Lines containing the string "matplotlib" are to be counted. Write only how many there are.

━━━ Provided material ━━━

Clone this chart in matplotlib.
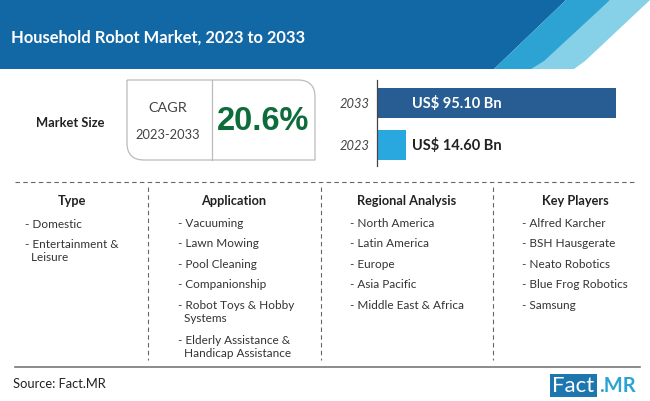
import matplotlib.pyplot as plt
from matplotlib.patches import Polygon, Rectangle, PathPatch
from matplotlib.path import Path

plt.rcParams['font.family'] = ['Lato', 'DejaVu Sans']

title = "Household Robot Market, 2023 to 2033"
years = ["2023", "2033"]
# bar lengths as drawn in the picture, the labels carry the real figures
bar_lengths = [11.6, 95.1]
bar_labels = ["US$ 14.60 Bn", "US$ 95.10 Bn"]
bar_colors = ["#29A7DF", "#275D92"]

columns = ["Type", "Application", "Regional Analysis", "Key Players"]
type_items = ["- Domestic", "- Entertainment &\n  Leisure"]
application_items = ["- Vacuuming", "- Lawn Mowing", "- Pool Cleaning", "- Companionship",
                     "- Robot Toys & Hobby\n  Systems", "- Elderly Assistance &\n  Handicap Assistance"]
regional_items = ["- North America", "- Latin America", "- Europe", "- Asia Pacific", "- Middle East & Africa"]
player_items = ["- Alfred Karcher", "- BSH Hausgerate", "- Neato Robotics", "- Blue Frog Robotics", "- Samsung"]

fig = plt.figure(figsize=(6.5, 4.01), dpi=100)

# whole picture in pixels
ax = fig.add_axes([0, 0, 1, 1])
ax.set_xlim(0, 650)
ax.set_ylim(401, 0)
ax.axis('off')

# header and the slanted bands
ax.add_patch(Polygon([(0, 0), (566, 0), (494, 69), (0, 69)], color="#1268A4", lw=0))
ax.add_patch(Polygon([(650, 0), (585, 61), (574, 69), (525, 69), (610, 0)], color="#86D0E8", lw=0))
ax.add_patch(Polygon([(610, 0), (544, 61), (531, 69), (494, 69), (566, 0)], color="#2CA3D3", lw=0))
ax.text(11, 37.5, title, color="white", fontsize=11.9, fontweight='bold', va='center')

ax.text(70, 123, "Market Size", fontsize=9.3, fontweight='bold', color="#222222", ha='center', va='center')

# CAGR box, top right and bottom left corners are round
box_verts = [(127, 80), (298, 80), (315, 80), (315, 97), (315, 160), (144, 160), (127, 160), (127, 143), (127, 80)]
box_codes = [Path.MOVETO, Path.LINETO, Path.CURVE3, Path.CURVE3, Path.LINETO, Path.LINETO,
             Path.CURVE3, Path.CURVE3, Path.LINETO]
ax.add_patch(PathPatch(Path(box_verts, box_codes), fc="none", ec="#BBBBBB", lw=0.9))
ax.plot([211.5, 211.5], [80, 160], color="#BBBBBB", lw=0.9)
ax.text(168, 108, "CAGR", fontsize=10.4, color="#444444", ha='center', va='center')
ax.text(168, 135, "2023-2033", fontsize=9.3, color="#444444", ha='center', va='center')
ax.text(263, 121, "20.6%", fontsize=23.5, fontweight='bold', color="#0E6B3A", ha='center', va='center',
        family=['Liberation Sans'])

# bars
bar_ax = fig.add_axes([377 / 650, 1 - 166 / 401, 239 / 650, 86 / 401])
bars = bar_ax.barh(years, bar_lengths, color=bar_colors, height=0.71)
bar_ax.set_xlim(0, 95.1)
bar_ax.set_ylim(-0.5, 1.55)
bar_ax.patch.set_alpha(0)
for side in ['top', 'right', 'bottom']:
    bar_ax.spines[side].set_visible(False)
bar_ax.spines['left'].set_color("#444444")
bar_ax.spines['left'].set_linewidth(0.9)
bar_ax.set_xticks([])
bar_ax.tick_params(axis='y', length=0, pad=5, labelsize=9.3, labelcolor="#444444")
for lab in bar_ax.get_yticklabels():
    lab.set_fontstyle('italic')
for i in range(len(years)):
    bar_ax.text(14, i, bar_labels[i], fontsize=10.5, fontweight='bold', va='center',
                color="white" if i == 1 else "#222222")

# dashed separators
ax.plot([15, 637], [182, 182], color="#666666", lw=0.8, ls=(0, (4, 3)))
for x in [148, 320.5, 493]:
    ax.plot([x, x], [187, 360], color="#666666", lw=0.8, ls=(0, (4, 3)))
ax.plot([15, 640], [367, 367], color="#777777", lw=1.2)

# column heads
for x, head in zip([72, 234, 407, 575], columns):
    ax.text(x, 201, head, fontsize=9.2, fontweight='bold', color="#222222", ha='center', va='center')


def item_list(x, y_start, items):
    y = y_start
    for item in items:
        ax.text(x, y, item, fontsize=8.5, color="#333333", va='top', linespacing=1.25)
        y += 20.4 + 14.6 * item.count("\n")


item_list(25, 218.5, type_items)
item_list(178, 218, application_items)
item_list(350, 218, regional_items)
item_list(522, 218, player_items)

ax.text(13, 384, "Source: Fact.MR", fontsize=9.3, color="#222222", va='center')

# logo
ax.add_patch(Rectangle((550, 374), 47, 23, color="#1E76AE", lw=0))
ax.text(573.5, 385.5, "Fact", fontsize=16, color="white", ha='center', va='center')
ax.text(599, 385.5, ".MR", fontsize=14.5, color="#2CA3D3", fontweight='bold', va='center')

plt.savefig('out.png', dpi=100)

━━━

◆ Answer for the task ◆
4